- **INSTRUCTIONS FOR THE TASK**:
Only lines with the word "that" are needed; collect each of them from the listing below.

- **SUPPLIED MATERIAL**:
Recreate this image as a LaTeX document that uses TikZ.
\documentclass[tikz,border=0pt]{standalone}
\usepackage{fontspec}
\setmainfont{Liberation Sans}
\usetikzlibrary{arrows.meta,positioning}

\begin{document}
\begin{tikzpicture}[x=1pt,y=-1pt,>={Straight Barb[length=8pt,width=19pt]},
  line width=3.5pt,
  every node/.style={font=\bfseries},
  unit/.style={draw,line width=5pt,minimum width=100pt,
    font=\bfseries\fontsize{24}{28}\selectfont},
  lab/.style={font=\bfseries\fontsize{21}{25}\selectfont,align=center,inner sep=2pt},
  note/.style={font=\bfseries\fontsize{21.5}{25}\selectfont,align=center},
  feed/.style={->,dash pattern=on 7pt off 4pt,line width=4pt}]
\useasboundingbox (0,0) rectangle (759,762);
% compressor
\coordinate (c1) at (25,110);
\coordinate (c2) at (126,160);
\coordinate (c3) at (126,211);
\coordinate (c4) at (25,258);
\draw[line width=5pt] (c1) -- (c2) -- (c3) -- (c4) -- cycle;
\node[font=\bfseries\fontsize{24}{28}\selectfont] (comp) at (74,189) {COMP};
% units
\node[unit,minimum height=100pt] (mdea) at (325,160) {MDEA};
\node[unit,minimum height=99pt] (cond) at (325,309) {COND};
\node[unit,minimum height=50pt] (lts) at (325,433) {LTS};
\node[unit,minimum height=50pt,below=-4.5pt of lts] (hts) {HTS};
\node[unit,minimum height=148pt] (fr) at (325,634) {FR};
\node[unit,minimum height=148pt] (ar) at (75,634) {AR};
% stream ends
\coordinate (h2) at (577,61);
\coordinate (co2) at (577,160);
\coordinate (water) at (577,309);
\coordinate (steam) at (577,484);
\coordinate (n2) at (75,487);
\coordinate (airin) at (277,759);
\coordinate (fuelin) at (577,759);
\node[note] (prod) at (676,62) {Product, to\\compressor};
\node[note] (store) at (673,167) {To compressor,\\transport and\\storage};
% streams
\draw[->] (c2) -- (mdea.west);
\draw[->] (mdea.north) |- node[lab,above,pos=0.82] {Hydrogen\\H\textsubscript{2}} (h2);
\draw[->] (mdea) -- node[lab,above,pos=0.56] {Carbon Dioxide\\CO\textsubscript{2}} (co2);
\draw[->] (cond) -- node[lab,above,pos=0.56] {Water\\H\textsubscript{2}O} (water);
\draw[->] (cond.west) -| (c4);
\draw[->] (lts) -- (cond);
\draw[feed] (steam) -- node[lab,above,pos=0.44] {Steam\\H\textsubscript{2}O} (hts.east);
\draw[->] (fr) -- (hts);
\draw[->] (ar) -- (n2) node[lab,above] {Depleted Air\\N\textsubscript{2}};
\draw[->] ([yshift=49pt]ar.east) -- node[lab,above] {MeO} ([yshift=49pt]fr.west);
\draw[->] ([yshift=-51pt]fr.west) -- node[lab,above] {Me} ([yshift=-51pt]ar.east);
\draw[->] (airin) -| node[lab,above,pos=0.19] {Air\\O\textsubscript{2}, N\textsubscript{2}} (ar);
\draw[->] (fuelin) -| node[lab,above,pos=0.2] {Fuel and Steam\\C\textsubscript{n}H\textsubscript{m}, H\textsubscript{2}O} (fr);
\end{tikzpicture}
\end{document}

--

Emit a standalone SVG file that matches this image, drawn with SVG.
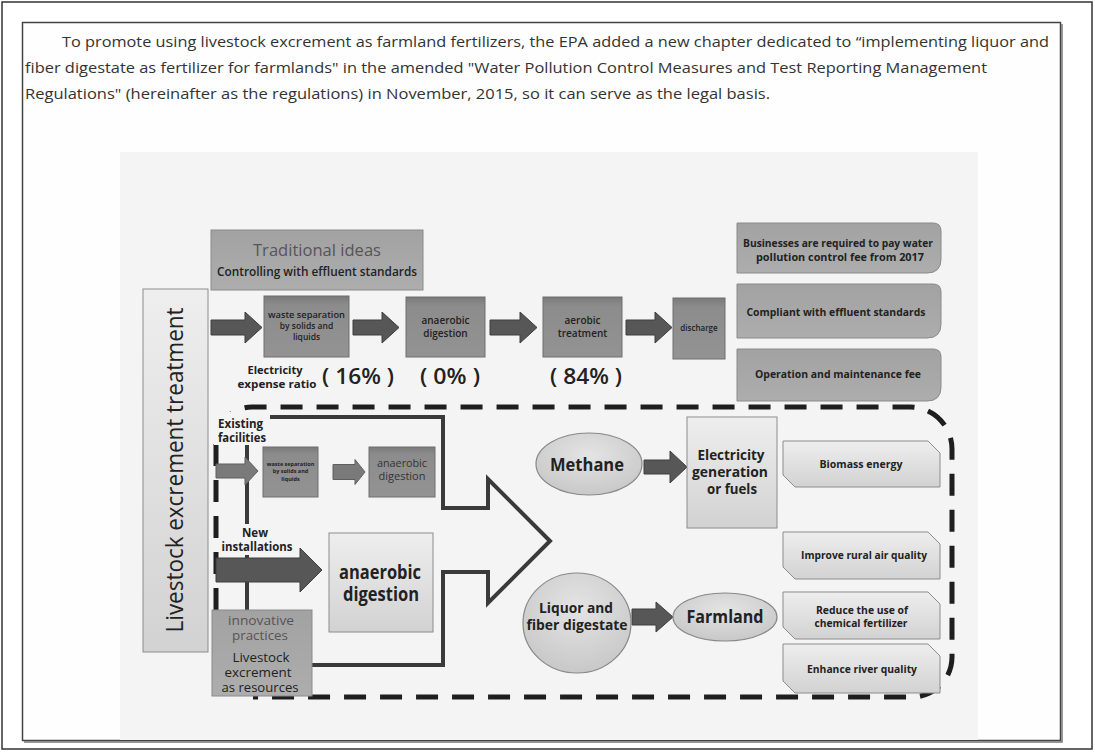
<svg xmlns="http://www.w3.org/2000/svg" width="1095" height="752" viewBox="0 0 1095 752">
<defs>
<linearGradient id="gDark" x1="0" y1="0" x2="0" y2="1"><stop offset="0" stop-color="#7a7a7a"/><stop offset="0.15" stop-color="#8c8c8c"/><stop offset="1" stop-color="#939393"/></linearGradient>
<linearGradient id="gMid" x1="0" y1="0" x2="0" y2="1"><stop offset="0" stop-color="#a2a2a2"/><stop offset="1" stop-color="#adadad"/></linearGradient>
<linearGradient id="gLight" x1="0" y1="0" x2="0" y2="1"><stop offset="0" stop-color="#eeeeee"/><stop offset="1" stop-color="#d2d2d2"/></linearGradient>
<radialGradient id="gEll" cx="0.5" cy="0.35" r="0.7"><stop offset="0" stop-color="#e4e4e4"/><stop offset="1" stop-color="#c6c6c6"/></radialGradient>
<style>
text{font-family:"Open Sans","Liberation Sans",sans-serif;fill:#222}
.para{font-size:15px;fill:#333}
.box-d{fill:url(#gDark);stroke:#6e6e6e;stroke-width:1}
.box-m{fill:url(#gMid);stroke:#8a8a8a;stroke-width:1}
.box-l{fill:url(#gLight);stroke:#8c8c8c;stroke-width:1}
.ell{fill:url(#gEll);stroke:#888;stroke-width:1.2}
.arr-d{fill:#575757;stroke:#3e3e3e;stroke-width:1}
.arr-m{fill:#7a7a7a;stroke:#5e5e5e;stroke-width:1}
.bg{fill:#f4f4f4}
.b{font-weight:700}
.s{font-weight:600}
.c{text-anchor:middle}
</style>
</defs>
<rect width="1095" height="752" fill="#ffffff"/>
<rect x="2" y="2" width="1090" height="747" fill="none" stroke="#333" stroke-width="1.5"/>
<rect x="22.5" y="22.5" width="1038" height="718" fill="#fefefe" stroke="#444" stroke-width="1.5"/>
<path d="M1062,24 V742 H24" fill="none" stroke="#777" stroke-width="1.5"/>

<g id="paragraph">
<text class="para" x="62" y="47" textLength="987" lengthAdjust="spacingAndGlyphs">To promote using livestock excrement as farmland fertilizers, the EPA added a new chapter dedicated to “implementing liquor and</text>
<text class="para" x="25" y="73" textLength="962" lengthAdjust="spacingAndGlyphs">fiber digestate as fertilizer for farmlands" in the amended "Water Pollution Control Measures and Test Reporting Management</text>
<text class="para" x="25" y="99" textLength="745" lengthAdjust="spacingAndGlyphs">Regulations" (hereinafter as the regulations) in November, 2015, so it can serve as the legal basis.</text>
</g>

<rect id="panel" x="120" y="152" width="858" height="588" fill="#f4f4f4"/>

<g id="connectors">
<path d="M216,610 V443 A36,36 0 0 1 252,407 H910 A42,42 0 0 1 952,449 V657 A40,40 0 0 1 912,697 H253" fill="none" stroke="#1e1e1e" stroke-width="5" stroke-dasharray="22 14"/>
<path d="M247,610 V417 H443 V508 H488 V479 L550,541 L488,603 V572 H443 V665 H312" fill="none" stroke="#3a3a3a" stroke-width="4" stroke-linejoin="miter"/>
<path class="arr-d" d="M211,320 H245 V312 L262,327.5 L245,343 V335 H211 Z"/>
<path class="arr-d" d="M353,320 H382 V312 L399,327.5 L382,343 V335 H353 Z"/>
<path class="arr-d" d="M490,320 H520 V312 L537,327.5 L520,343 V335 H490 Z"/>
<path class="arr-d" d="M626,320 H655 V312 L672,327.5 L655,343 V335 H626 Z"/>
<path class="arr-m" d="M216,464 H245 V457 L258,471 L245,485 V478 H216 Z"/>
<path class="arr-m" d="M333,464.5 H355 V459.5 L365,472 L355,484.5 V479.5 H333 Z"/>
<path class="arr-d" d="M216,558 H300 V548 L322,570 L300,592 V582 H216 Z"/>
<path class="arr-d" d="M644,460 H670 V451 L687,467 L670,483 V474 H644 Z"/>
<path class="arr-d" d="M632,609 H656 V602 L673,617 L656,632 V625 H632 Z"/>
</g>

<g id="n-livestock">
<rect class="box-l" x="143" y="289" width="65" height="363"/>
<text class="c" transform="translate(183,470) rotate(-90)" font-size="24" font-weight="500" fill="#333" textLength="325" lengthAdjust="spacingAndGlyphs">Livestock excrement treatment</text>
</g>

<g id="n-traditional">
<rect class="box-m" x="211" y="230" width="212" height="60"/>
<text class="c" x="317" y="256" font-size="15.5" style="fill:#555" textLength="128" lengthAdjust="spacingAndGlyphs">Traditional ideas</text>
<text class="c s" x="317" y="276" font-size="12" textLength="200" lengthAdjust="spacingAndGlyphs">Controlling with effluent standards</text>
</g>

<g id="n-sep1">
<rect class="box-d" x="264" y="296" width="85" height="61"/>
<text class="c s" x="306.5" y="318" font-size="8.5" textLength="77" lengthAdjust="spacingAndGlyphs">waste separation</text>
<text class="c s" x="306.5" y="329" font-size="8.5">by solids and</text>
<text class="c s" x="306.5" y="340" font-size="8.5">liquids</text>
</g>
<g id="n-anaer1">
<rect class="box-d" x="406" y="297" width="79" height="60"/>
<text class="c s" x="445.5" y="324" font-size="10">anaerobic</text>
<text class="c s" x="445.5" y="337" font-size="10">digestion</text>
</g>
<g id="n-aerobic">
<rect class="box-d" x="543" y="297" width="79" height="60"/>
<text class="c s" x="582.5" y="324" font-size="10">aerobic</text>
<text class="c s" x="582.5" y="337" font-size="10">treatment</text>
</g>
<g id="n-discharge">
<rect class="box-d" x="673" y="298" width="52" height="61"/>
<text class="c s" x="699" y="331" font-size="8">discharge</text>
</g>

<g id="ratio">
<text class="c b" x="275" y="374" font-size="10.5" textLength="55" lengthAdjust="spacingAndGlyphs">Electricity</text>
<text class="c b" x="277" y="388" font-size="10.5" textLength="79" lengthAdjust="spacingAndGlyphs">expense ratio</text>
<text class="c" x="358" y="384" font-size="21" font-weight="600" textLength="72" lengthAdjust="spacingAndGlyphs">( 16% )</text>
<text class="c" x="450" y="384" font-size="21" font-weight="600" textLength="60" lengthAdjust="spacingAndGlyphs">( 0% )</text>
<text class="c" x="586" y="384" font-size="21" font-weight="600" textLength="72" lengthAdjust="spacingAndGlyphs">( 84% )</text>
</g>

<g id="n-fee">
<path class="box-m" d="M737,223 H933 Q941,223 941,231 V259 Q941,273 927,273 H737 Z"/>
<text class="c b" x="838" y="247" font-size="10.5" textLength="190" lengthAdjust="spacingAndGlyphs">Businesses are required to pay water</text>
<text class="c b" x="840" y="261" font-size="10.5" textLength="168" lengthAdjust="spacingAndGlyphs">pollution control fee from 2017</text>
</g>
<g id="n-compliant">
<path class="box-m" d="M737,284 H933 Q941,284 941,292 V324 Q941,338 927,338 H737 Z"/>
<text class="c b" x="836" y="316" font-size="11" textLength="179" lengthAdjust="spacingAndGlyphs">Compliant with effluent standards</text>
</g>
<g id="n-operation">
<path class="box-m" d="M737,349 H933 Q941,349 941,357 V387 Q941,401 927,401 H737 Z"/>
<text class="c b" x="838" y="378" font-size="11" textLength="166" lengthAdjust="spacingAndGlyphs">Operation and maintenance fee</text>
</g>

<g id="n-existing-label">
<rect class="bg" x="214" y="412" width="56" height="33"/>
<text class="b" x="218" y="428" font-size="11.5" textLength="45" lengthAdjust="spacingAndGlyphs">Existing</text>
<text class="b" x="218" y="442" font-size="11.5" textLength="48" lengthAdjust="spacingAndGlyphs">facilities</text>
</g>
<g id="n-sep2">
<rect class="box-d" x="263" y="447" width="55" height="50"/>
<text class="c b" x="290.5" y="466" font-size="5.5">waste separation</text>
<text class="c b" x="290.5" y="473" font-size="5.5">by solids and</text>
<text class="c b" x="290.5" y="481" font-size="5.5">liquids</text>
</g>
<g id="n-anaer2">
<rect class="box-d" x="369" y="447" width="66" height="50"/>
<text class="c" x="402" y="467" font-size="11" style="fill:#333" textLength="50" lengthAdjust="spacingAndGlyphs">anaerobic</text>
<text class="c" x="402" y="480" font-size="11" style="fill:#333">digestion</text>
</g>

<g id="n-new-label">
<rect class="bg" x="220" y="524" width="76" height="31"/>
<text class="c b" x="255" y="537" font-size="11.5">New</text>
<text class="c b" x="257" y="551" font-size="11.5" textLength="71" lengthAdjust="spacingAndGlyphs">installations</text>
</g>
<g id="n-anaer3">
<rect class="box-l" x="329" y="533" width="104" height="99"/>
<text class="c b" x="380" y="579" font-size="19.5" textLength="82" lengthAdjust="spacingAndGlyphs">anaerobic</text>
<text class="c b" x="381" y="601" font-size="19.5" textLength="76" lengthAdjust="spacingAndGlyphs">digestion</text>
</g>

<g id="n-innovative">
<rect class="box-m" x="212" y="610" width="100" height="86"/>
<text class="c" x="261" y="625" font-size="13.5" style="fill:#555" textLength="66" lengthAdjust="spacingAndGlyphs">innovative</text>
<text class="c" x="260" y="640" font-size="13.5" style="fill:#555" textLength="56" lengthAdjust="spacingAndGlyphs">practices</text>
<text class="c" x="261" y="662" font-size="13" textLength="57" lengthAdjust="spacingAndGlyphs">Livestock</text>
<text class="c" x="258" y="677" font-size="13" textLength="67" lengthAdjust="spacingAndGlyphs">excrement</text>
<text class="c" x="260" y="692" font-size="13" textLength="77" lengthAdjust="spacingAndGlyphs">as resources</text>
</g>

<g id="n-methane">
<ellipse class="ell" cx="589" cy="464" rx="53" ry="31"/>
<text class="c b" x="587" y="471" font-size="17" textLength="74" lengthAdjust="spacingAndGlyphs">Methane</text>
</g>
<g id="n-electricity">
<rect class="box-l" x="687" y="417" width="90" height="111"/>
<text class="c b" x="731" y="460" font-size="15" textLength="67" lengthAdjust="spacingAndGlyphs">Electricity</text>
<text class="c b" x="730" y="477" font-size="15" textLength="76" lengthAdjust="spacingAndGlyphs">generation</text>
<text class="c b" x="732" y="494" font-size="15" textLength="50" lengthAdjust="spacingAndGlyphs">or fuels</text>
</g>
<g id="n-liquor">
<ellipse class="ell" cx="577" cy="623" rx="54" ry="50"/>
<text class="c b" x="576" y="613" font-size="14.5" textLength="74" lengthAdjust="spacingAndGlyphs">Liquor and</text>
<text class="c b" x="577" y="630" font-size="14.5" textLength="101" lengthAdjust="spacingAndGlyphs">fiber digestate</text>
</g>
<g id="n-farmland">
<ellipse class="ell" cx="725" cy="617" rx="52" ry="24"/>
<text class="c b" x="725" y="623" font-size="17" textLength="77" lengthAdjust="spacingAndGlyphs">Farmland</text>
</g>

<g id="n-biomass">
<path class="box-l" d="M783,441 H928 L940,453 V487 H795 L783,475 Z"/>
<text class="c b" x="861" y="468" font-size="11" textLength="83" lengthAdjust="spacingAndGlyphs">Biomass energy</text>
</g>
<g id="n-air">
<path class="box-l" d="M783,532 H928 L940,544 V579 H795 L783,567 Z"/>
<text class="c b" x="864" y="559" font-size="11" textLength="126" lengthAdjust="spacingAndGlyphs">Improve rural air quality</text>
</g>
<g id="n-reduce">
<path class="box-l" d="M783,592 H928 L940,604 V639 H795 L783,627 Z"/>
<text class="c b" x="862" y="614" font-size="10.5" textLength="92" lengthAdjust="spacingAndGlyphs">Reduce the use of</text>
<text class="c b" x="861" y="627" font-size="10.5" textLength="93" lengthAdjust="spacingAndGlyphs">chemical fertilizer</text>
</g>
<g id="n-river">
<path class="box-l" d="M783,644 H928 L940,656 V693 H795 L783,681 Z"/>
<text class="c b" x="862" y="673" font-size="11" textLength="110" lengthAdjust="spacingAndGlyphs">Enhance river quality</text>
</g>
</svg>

- **RESULT OF THIS EXERCISE**:
Recreate this image as a LaTeX document that uses TikZ.
Emit a standalone SVG file that matches this image, drawn with SVG.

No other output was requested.